• _Your instructions_
Retype the opening lines of the listing below, ending with the line that contains "b_doc = [0, 6.6, 12.9, 27.0, 36.0, 49.9, 69.5]", and leave out any pictures.

##### Material for this exercise

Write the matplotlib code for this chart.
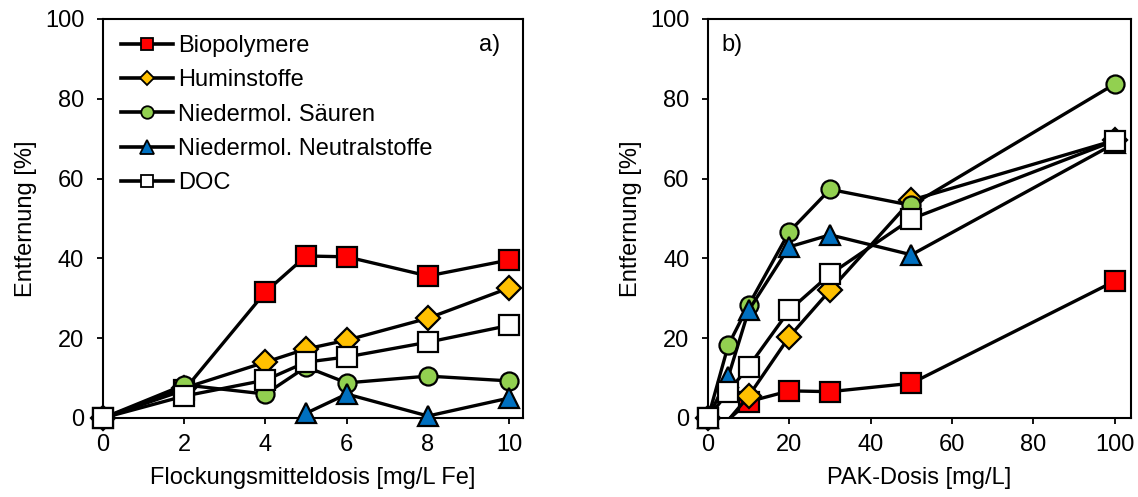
import numpy as np
import matplotlib
matplotlib.use("Agg")
import matplotlib.pyplot as plt
from matplotlib.lines import Line2D

plt.rcParams['font.family'] = ['Liberation Sans', 'DejaVu Sans']
plt.rcParams['font.size'] = 17

# ---------------- data ----------------
series_names = ["Biopolymere", "Huminstoffe", "Niedermol. Säuren",
                "Niedermol. Neutralstoffe", "DOC"]

# panel a) Flockung (mg/L Fe)
dose_fe = [0, 2, 4, 5, 6, 8, 10]
a_bio = [0, 7.0, 31.6, 40.6, 40.4, 35.6, 39.6]
a_hum = [0, 7.5, 14.0, 17.3, 19.5, 25.0, 32.6]
a_sae = [0, 8.3, 6.0, 12.8, 8.8, 10.5, 9.3]
a_neu = [np.nan, np.nan, np.nan, 1.2, 6.0, 0.5, 5.0]
a_doc = [0, 5.5, 9.5, 14.0, 15.3, 19.0, 23.2]

# panel b) PAK (mg/L)
dose_pak = [0, 5, 10, 20, 30, 50, 100]
b_bio = [0, -0.4, 4.1, 6.8, 6.6, 8.7, 34.3]
b_hum = [0, -0.5, 5.5, 20.4, 32.0, 54.6, 69.6]
b_sae = [0, 18.3, 28.3, 46.7, 57.3, 53.3, 83.7]
b_neu = [0, 10.4, 27.0, 42.9, 45.9, 40.9, 68.8]
b_doc = [0, 6.6, 12.9, 27.0, 36.0, 49.9, 69.5]

y_ticks = [0, 20, 40, 60, 80, 100]
xa_ticks = [0, 2, 4, 6, 8, 10]
xb_ticks = [0, 20, 40, 60, 80, 100]

# ---------------- styles ----------------
markers = ['s', 'D', 'o', '^', 's']
colors = ['#ff0000', '#ffc000', '#92d050', '#0070c0', '#ffffff']
msizes = [14, 12.5, 13, 15, 14]
lm_sizes = [9, 7.5, 9, 10, 9]

W, H = 1138, 497
fig = plt.figure(figsize=(W / 100, H / 100), dpi=100)

def px_axes(x0, x1, ytop, ybot):
    return fig.add_axes([x0 / W, 1 - ybot / H, (x1 - x0) / W, (ybot - ytop) / H])

axA = px_axes(103, 523, 19, 418)
axB = px_axes(708, 1131, 19, 418)

def draw(ax, x, ys):
    x = np.asarray(x, float)
    for i, y in enumerate(ys):
        y = np.asarray(y, float)
        ax.plot(x, y, '-', color='black', lw=2.4, zorder=2 + 2 * i,
                clip_on=True, solid_capstyle='round')
        m = np.isfinite(y) & (y >= 0)
        ax.plot(x[m], y[m], ls='none', marker=markers[i], ms=msizes[i],
                mfc=colors[i], mec='black', mew=1.6, zorder=3 + 2 * i,
                clip_on=False)

def style(ax, xmax, xticks, xlabel):
    ax.set_ylim(0, 100)
    ax.set_xlim(0, xmax)
    ax.set_yticks(y_ticks)
    ax.set_xticks(xticks)
    for s in ax.spines.values():
        s.set_linewidth(1.5)
        s.set_zorder(1)
    ax.tick_params(direction='out', length=4.5, width=1.3, labelsize=17)
    ax.tick_params(axis='y', pad=9)
    ax.tick_params(axis='x', pad=7)
    ax.set_ylabel("Entfernung [%]", fontsize=17, labelpad=6)
    ax.set_xlabel(xlabel, fontsize=17, labelpad=8)

draw(axA, dose_fe, [a_bio, a_hum, a_sae, a_neu, a_doc])
draw(axB, dose_pak, [b_bio, b_hum, b_sae, b_neu, b_doc])
style(axA, 10.34, xa_ticks, "Flockungsmitteldosis [mg/L Fe]")
style(axB, 104, xb_ticks, "PAK-Dosis [mg/L]")

axA.text(0.92, 0.935, "a)", transform=axA.transAxes, ha='center', va='center', fontsize=17)
axB.text(0.057, 0.935, "b)", transform=axB.transAxes, ha='center', va='center', fontsize=17)

handles = [Line2D([], [], color='black', lw=2.6, marker=markers[i], ms=lm_sizes[i],
                  mfc=colors[i], mec='black', mew=1.3) for i in range(5)]
axA.legend(handles, series_names, loc='upper left', bbox_to_anchor=(0.01, 0.995),
           frameon=False, fontsize=17, handlelength=2.2, handletextpad=0.2,
           labelspacing=0.52, borderaxespad=0.2)

fig.savefig("out.png", dpi=100)
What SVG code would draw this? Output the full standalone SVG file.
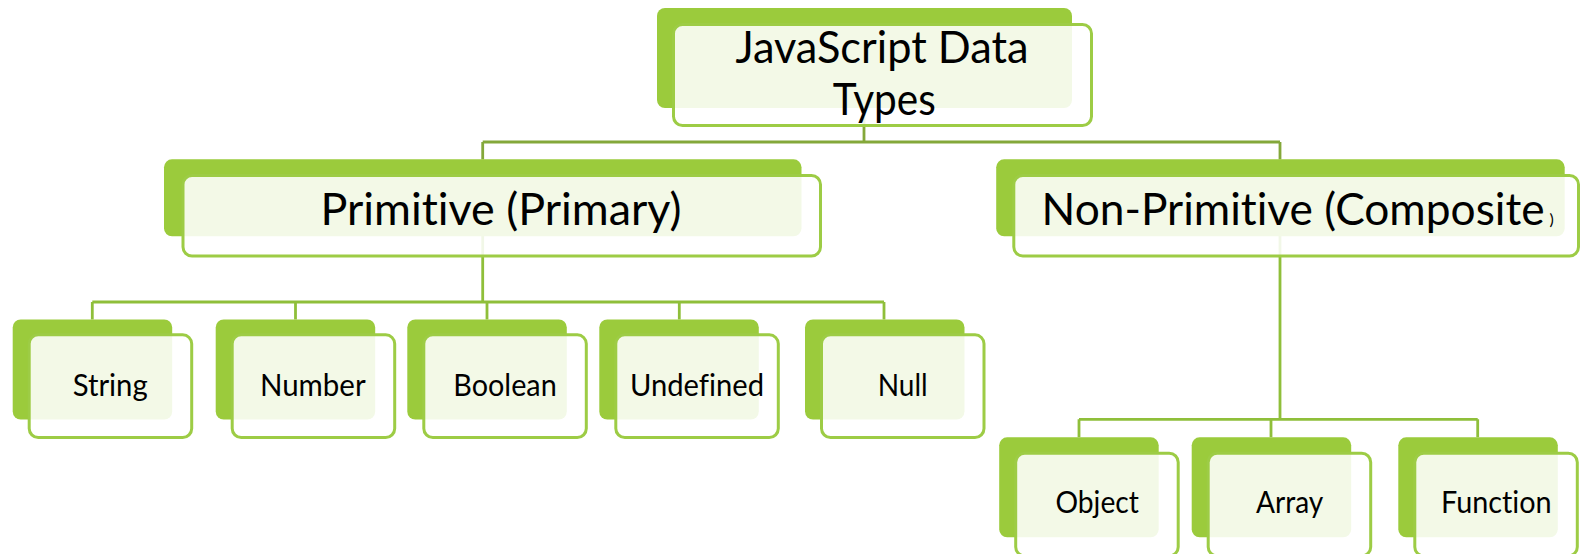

##########

• _Response_
Write the matplotlib code for this chart.
import numpy as np
import matplotlib
matplotlib.use("Agg")
import matplotlib.pyplot as plt
from matplotlib.lines import Line2D

plt.rcParams['font.family'] = ['Liberation Sans', 'DejaVu Sans']
plt.rcParams['font.size'] = 17

# ---------------- data ----------------
series_names = ["Biopolymere", "Huminstoffe", "Niedermol. Säuren",
                "Niedermol. Neutralstoffe", "DOC"]

# panel a) Flockung (mg/L Fe)
dose_fe = [0, 2, 4, 5, 6, 8, 10]
a_bio = [0, 7.0, 31.6, 40.6, 40.4, 35.6, 39.6]
a_hum = [0, 7.5, 14.0, 17.3, 19.5, 25.0, 32.6]
a_sae = [0, 8.3, 6.0, 12.8, 8.8, 10.5, 9.3]
a_neu = [np.nan, np.nan, np.nan, 1.2, 6.0, 0.5, 5.0]
a_doc = [0, 5.5, 9.5, 14.0, 15.3, 19.0, 23.2]

# panel b) PAK (mg/L)
dose_pak = [0, 5, 10, 20, 30, 50, 100]
b_bio = [0, -0.4, 4.1, 6.8, 6.6, 8.7, 34.3]
b_hum = [0, -0.5, 5.5, 20.4, 32.0, 54.6, 69.6]
b_sae = [0, 18.3, 28.3, 46.7, 57.3, 53.3, 83.7]
b_neu = [0, 10.4, 27.0, 42.9, 45.9, 40.9, 68.8]
b_doc = [0, 6.6, 12.9, 27.0, 36.0, 49.9, 69.5]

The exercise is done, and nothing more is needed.